--- Goal ---
Check each line of the material below, and copy it if it holds the string "that".

[Records excerpted from a collection]
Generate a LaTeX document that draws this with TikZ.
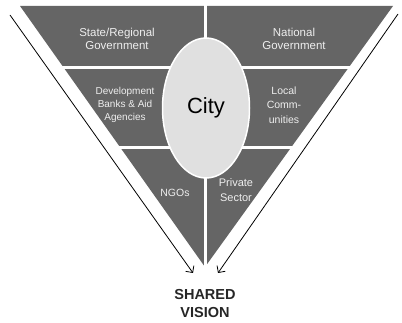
\documentclass[tikz,border=0pt]{standalone}
\usepackage{fontspec}
\setmainfont{Liberation Sans}
\usetikzlibrary{arrows.meta,shapes.geometric}
\definecolor{panel}{HTML}{656565}
\definecolor{cityfill}{HTML}{E0E0E0}
\definecolor{ptext}{HTML}{EEEEEE}
\begin{document}
\begin{tikzpicture}[x=1pt,y=-1pt,
  lbl/.style={text=ptext, align=center, inner sep=0pt},
  arr/.style={draw=black, line width=0.8pt, -{Straight Barb[length=5pt,width=10pt]}},
  gap/.style={draw=white, line width=3pt}]
\useasboundingbox (0,0) rectangle (402,323);
\fill[panel] (20,6) -- (393,6) -- (205,267) -- cycle;
\draw[gap] (15,68) -- (398,68);
\draw[gap] (15,148) -- (398,148);
\draw[gap] (205,0) -- (205,275);
\node (city) [ellipse, draw=white, line width=1.5pt, fill=cityfill, minimum width=87pt, minimum height=140pt, inner sep=0pt, font=\fontsize{22}{26}\selectfont] at (206,108) {City};
\node (sr) [lbl, font=\fontsize{11.5}{13}\selectfont] at (117,38.5) {State/Regional\\Government};
\node (ng) [lbl, font=\fontsize{11.5}{13}\selectfont] at (294,38.5) {National\\Government};
\node (dev) [lbl, font=\fontsize{10}{13}\selectfont] at (125,105) {Development\\Banks \& Aid\\Agencies};
\node (loc) [lbl, font=\fontsize{10.5}{14.5}\selectfont] at (284,105) {Local\\Comm-\\unities};
\node (ngo) [lbl, font=\fontsize{10.5}{13}\selectfont] at (175,193) {NGOs};
\node (priv) [lbl, font=\fontsize{11}{15}\selectfont] at (236,190) {Private\\Sector};
\node (sv) [font=\bfseries\fontsize{14.5}{18}\selectfont, align=center, text=black!85, inner sep=0pt] at (205,304) {SHARED\\VISION};
\coordinate (la) at (10,15);
\coordinate (lb) at (193,273);
\coordinate (ra) at (398,14);
\coordinate (rb) at (218,273);
\draw[arr] (la) -- (lb);
\draw[arr] (ra) -- (rb);
\end{tikzpicture}
\end{document}
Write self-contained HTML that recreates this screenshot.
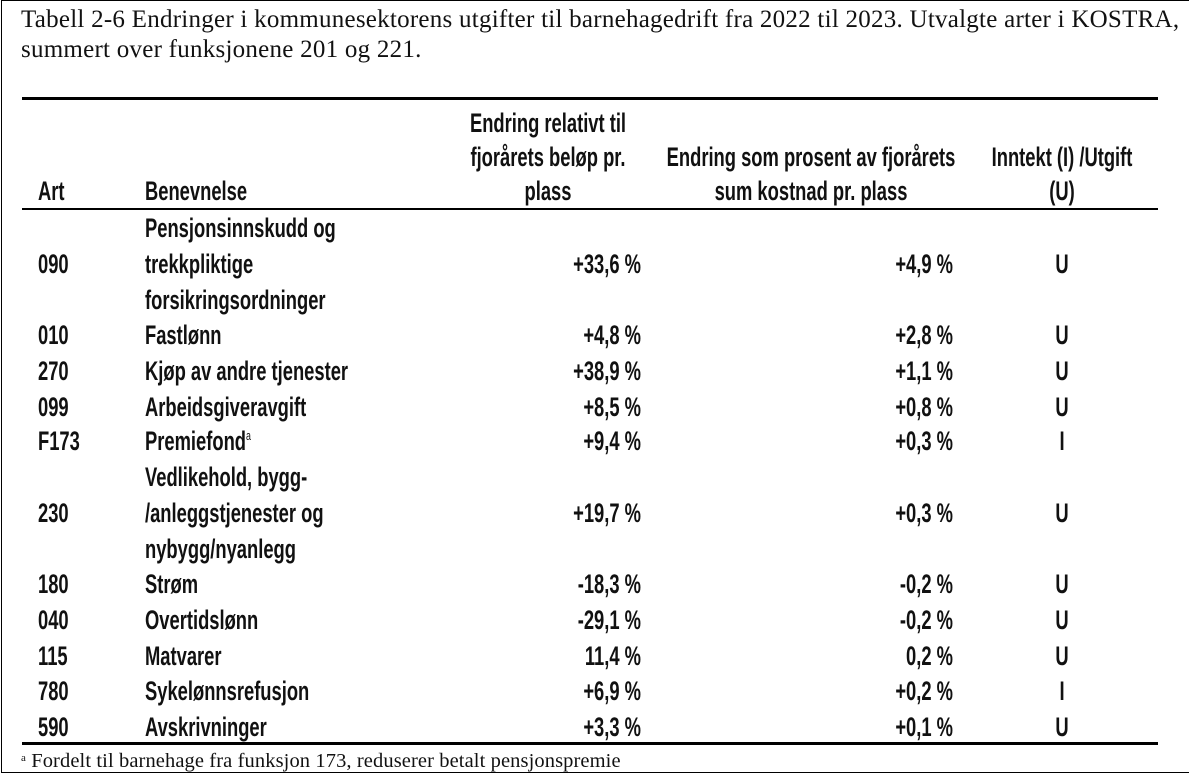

--- Solution for this problem ---
Generate a LaTeX document that draws this with TikZ.
Write self-contained HTML that recreates this screenshot.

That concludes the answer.